Tuesday, 20 February 2018

Digging up the Past for Cash in the Middle East, 11th April 2018


 I will be in England this spring talking at a University of Suffolk Heritage Futures Seminar and have chosen as a topic:
Collection-driven exploitation of the Middle Eastern archaeological record: Conflict antiquities, myth, realities and evidence
I've been blogging about it for years, now to put it all together in a short talk and then see what emerges from the discussion. Regular readers will know that I started off as a supporter of the 'antiquities finance terrorism, so we need to regulate the trade' model. Then I began to have questions, and then doubts (and not just about what we mean by that word 'terrorism')... I should acknowledge that Donna Yates (as I understand what she was writing) held all along that the evidence was not really there, and Sam Hardy has been assiduous in busting the myths and deconstructing glib narratives.

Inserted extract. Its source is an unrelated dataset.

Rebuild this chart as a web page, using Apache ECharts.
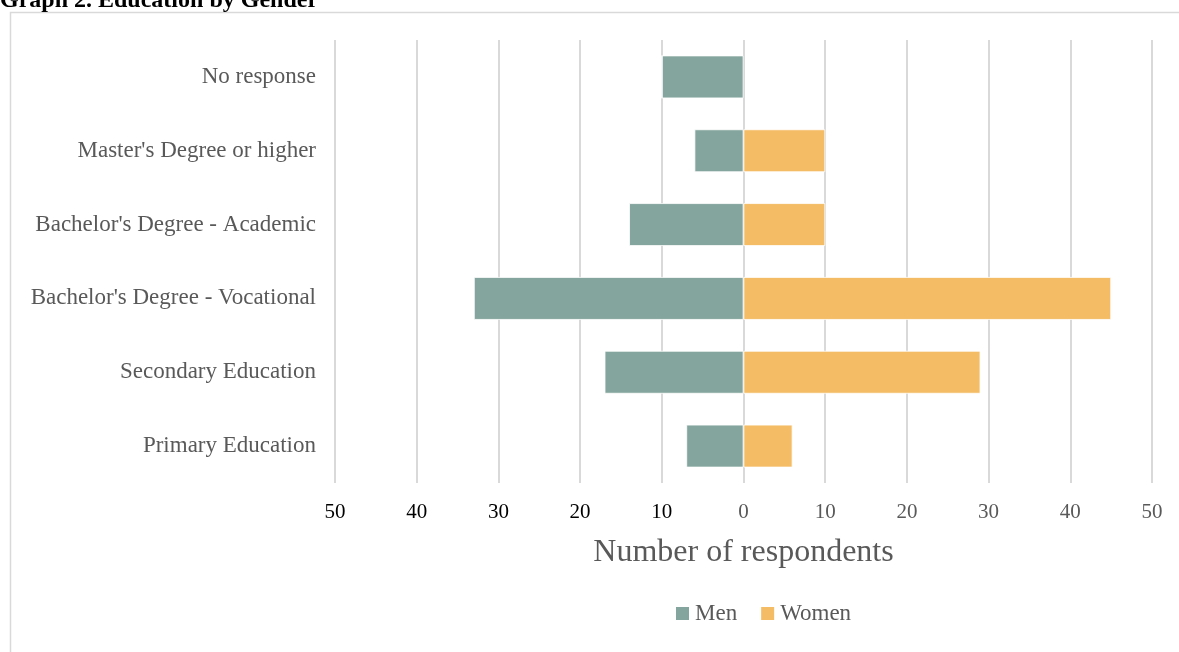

Other colleagues have been just as staunch upholding them. Antiquities dealers and collectors are in total denial. The issue emerges as one of considerable complexity, and the debate about 'what it all means' will no doubt go on for years. Butas the terrible war in Syria and that in Iraq seem, sadly, to be entering another phase, perhaps it is time to take stock of what we know, what we think we know (but maybe don't), what we do not know but wish we did, and what we will probably never know (and yes, I do plan to cite Donald Rumsfeld). I use the term Middle East in the title, but cannot fail to mention both Libya, Afghanistan and Yemen, all outside the area as usually defined, but the way it is shaping up at the moment, the focus will be on what is happening right now in Syria and Iraq and how we should be reacting to it. And yes, I still believe that the antiquities trade needs regulating, no retractions there.